Le communiqué du gouvernement malien dénonce aussi "une déclaration de Mme Michelle Bachelet, Haute-commissaire des Nations Unies aux Droits de l'homme, le 8 mars 2022" et "un rapport de Human Rights Watch, le 15 mars 2022". Le rapport faisait état d'une "vague d'exécutions de civils" et des pillages opérés par l'armée malienne et les djihadistes, faisant "au moins 107 morts civils" depuis le mois de décembre.

(Re)lire : Au Mali, "nouvelle vague d’exécutions de civils", selon Human Rights Watch

D'après l'AFP, les émissions des deux médias se poursuivaient encore jeudi matin. À la mi-journée, RFI avait cessé ses émissions, mais France 24 continuait d'émettre. 
 

Décision "inacceptable" d'après l'UE

Une telle suspension de deux grands médias d'information étrangers n'a pas de précédent récent au Mali. RFI et France 24 qui couvrent de près l'actualité africaine, sont très suivies au Mali. Le 8 février, Bamako avait toutefois expulsé un envoyé spécial du média français "Jeune Afrique" quelques heures après son arrivée à Bamako.

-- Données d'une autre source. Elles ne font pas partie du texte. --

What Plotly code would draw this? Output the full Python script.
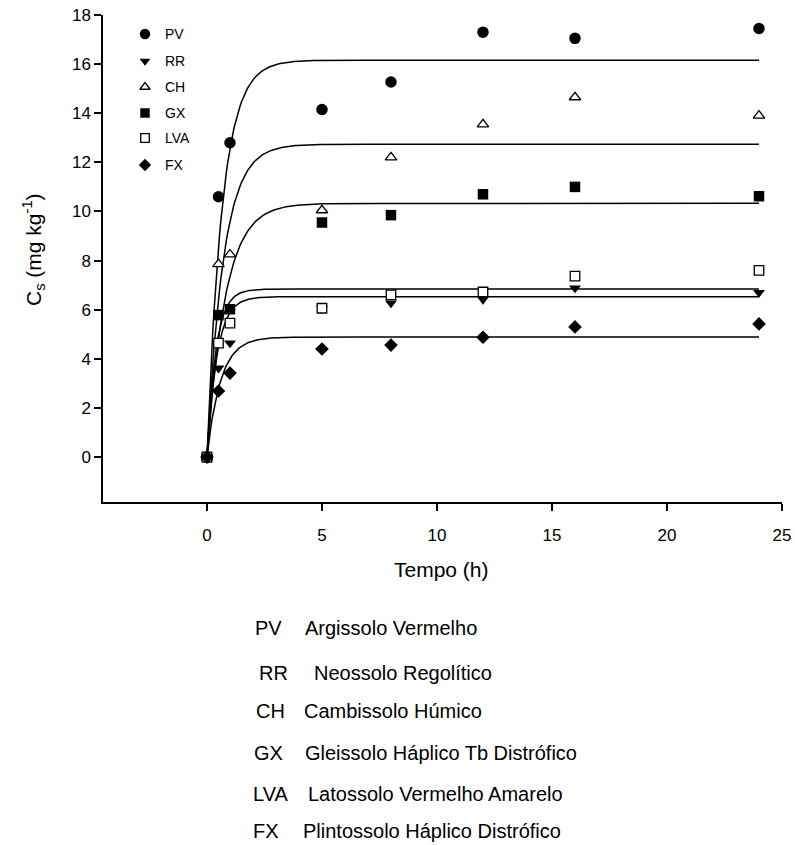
import numpy as np
import plotly.graph_objects as go

# ---------------- data ----------------
time_h = [0, 0.5, 1, 5, 8, 12, 16, 24]
pv = [0, 10.6, 12.8, 14.15, 15.27, 17.3, 17.05, 17.45]
rr = [0, 3.62, 4.64, 6.05, 6.27, 6.42, 6.88, 6.7]
ch = [0, 7.86, 8.25, 10.05, 12.2, 13.55, 14.65, 13.9]
gx = [0, 5.78, 6.02, 9.55, 9.85, 10.7, 11.0, 10.62]
lva = [0, 4.64, 5.45, 6.06, 6.6, 6.72, 7.37, 7.6]
fx = [0, 2.69, 3.42, 4.4, 4.56, 4.88, 5.3, 5.42]

codes = ["PV", "RR", "CH", "GX", "LVA", "FX"]
names = ["Argissolo Vermelho", "Neossolo Regolítico", "Cambissolo Húmico",
         "Gleissolo Háplico Tb Distrófico", "Latossolo Vermelho Amarelo",
         "Plintossolo Háplico Distrófico"]
# fitted model parameters (C = Cmax * (1 - exp(-k t)))
fit_cmax = [16.16, 6.53, 12.74, 10.33, 6.84, 4.89]
fit_k = [1.5, 2.3, 1.4, 1.25, 2.6, 1.7]

x_ticks = [0, 5, 10, 15, 20, 25]
y_ticks = [0, 2, 4, 6, 8, 10, 12, 14, 16, 18]

series = [pv, rr, ch, gx, lva, fx]

# ---------------- styles ----------------
FONT = "Liberation Sans, Arial, sans-serif"
styles = [
    dict(symbol="circle", size=11.5, color="black", line=dict(width=0)),
    dict(symbol="triangle-down", size=10.5, color="black", line=dict(width=0)),
    dict(symbol="triangle-up", size=10, color="white", line=dict(width=1.3, color="black")),
    dict(symbol="square", size=10.5, color="black", line=dict(width=0)),
    dict(symbol="square", size=9.5, color="white", line=dict(width=1.3, color="black")),
    dict(symbol="diamond", size=10.5, color="black", line=dict(width=0)),
]

W, H = 795, 845
L, R, T, B = 103, 782, 15, 502


def px(xp):
    return (xp - L) / (R - L)


def py(yp):
    return (B - yp) / (B - T)


fig = go.Figure()

# fitted curves
t_fit = np.linspace(0, 24, 400)
for cmax, k in zip(fit_cmax, fit_k):
    fig.add_trace(go.Scatter(x=t_fit, y=cmax * (1 - np.exp(-k * t_fit)), mode="lines",
                             line=dict(color="black", width=1.5), showlegend=False,
                             hoverinfo="skip"))

# observed points
for vals, st, code in zip(series, styles, codes):
    fig.add_trace(go.Scatter(x=time_h, y=vals, mode="markers", marker=st,
                             name=code, showlegend=False, cliponaxis=False))

# ---------------- legends (pixel overlay axes) ----------------
top_rows = [34, 61, 87, 113, 138, 165]
top_marker_x = 145
top_label_x = 163
bot_rows = [628, 673, 711, 753, 794, 831]
bot_marker_x = 216
bot_code_x = [253, 257, 254, 252, 251, 251]
bot_name_x = [303, 312, 302, 303, 306, 301]

for i, st in enumerate(styles):
    st_small = dict(st)
    st_small["size"] = st["size"] * 0.9
    fig.add_trace(go.Scatter(x=[top_marker_x, bot_marker_x], y=[top_rows[i], bot_rows[i]],
                             xaxis="x2", yaxis="y2", mode="markers", marker=st_small,
                             showlegend=False, cliponaxis=False, hoverinfo="skip"))

annotations = []
for i, code in enumerate(codes):
    annotations.append(dict(x=px(top_label_x), y=py(top_rows[i]), xref="paper", yref="paper",
                            text=code, showarrow=False, xanchor="left", yanchor="middle",
                            font=dict(family=FONT, size=14, color="black")))
    annotations.append(dict(x=px(bot_code_x[i]), y=py(bot_rows[i]), xref="paper", yref="paper",
                            text=code, showarrow=False, xanchor="left", yanchor="middle",
                            font=dict(family=FONT, size=20, color="black")))
    annotations.append(dict(x=px(bot_name_x[i]), y=py(bot_rows[i]), xref="paper", yref="paper",
                            text=names[i], showarrow=False, xanchor="left", yanchor="middle",
                            font=dict(family=FONT, size=20, color="black")))

# axis titles
annotations.append(dict(x=px(441), y=py(569), xref="paper", yref="paper", text="Tempo (h)",
                        showarrow=False, xanchor="center", yanchor="middle",
                        font=dict(family=FONT, size=21, color="black")))
annotations.append(dict(x=px(33), y=py(250), xref="paper", yref="paper",
                        text="C<sub>s</sub> (mg kg<sup>-1</sup>)", textangle=-90,
                        showarrow=False, xanchor="center", yanchor="middle",
                        font=dict(family=FONT, size=21, color="black")))

axis_common = dict(showline=True, linecolor="black", linewidth=1.5, ticks="outside",
                   ticklen=7, tickwidth=1.5, tickcolor="black", showgrid=False,
                   zeroline=False, mirror=False,
                   tickfont=dict(family=FONT, size=17, color="black"))

fig.update_layout(
    width=W, height=H,
    margin=dict(l=L, r=W - R, t=T, b=H - B, autoexpand=False),
    paper_bgcolor="white", plot_bgcolor="white",
    showlegend=False,
    xaxis=dict(range=[-4.52, 25], tickvals=x_ticks, ticklabelstandoff=10, **axis_common),
    yaxis=dict(range=[-1.83, 18], tickvals=y_ticks, **axis_common),
    xaxis2=dict(range=[L, R], overlaying="x", visible=False, fixedrange=True),
    yaxis2=dict(range=[B, T], overlaying="y", visible=False, fixedrange=True),
    annotations=annotations,
)

fig.write_html("out.html")
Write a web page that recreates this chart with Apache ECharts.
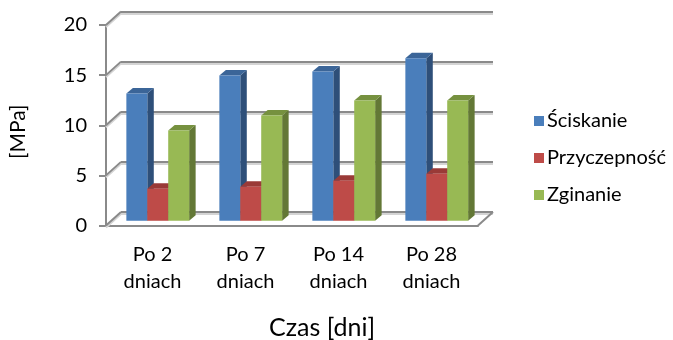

L'Union Européenne a jugé "inacceptable" cette décision, sur la base d'"accusations infondées", selon une porte-parole de la diplomatie européenne. Lors d'un point presse, Nabila Massrali a déploré une "fuite en avant" de la junte. Paris a dénoncé des "atteintes graves à la liberté de la presse". La France pointe aussi des "allégations d'exactions", qui ne doivent pas être "passées sous silence".

Dans un communiqué, France Medias Monde, la maison mère de RFI et France 24,
"déplore cette décision et proteste vivement contre les accusations infondées mettant gravement en cause le professionalisme de ses antennes." Le groupe "étudiera toutes les voies de recours pour qu'une telle décision ne soit pas mise en oeuvre".

De son côté, l'ONG Reporters sans frontières a condamné "fermement" la suspension, qui, selon elle, ne fera que "renforcer l'ostracisation du pays".